» **REQUIREMENT**:
Transcribe the listing verbatim. Do not carry over any pictures.

##############################

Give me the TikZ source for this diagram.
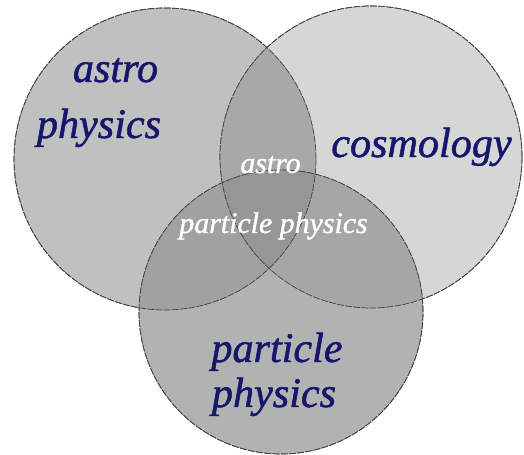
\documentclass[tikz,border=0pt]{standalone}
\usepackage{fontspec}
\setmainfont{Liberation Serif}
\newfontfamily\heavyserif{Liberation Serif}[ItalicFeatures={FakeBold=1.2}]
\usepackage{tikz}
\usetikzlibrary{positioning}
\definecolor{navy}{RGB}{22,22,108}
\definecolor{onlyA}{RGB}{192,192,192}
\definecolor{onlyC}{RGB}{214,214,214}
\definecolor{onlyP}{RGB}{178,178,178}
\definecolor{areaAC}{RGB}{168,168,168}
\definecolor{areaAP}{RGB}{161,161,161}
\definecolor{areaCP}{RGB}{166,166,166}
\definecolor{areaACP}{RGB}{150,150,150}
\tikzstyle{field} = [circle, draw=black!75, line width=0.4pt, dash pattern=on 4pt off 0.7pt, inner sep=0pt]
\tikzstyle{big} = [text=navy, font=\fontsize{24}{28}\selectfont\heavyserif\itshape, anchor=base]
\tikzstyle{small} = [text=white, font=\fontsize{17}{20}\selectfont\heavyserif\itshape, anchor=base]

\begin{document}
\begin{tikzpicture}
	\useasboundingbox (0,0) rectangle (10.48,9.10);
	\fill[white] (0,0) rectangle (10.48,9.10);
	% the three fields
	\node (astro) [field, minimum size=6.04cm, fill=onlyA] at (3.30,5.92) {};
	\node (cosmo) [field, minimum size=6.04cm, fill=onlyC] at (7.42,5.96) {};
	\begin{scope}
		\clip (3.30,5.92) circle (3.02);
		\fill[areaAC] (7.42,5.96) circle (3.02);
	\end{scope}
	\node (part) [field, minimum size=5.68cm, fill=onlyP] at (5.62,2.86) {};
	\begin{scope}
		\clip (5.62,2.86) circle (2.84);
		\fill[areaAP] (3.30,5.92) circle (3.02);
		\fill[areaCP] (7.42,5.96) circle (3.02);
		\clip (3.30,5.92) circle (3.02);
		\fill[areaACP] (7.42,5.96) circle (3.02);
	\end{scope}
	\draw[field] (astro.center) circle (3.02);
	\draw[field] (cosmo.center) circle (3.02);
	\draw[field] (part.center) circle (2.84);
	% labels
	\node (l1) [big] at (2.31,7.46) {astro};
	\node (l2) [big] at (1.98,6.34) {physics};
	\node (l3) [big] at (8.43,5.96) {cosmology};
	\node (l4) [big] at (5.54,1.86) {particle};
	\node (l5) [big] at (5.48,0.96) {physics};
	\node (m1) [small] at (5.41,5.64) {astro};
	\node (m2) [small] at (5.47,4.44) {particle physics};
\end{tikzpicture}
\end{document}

##############################

» **EXERCISE OUTPUT**:
Give me the TikZ source for this diagram.
\documentclass[tikz,border=0pt]{standalone}
\usepackage{fontspec}
\setmainfont{Liberation Serif}
\newfontfamily\heavyserif{Liberation Serif}[ItalicFeatures={FakeBold=1.2}]
\usepackage{tikz}
\usetikzlibrary{positioning}
\definecolor{navy}{RGB}{22,22,108}
\definecolor{onlyA}{RGB}{192,192,192}
\definecolor{onlyC}{RGB}{214,214,214}
\definecolor{onlyP}{RGB}{178,178,178}
\definecolor{areaAC}{RGB}{168,168,168}
\definecolor{areaAP}{RGB}{161,161,161}
\definecolor{areaCP}{RGB}{166,166,166}
\definecolor{areaACP}{RGB}{150,150,150}
\tikzstyle{field} = [circle, draw=black!75, line width=0.4pt, dash pattern=on 4pt off 0.7pt, inner sep=0pt]
\tikzstyle{big} = [text=navy, font=\fontsize{24}{28}\selectfont\heavyserif\itshape, anchor=base]
\tikzstyle{small} = [text=white, font=\fontsize{17}{20}\selectfont\heavyserif\itshape, anchor=base]

\begin{document}
\begin{tikzpicture}
	\useasboundingbox (0,0) rectangle (10.48,9.10);
	\fill[white] (0,0) rectangle (10.48,9.10);
	% the three fields
	\node (astro) [field, minimum size=6.04cm, fill=onlyA] at (3.30,5.92) {};
	\node (cosmo) [field, minimum size=6.04cm, fill=onlyC] at (7.42,5.96) {};
	\begin{scope}
		\clip (3.30,5.92) circle (3.02);
		\fill[areaAC] (7.42,5.96) circle (3.02);
	\end{scope}
	\node (part) [field, minimum size=5.68cm, fill=onlyP] at (5.62,2.86) {};
	\begin{scope}
		\clip (5.62,2.86) circle (2.84);
		\fill[areaAP] (3.30,5.92) circle (3.02);
		\fill[areaCP] (7.42,5.96) circle (3.02);
		\clip (3.30,5.92) circle (3.02);
		\fill[areaACP] (7.42,5.96) circle (3.02);
	\end{scope}
	\draw[field] (astro.center) circle (3.02);
	\draw[field] (cosmo.center) circle (3.02);
	\draw[field] (part.center) circle (2.84);
	% labels
	\node (l1) [big] at (2.31,7.46) {astro};
	\node (l2) [big] at (1.98,6.34) {physics};
	\node (l3) [big] at (8.43,5.96) {cosmology};
	\node (l4) [big] at (5.54,1.86) {particle};
	\node (l5) [big] at (5.48,0.96) {physics};
	\node (m1) [small] at (5.41,5.64) {astro};
	\node (m2) [small] at (5.47,4.44) {particle physics};
\end{tikzpicture}
\end{document}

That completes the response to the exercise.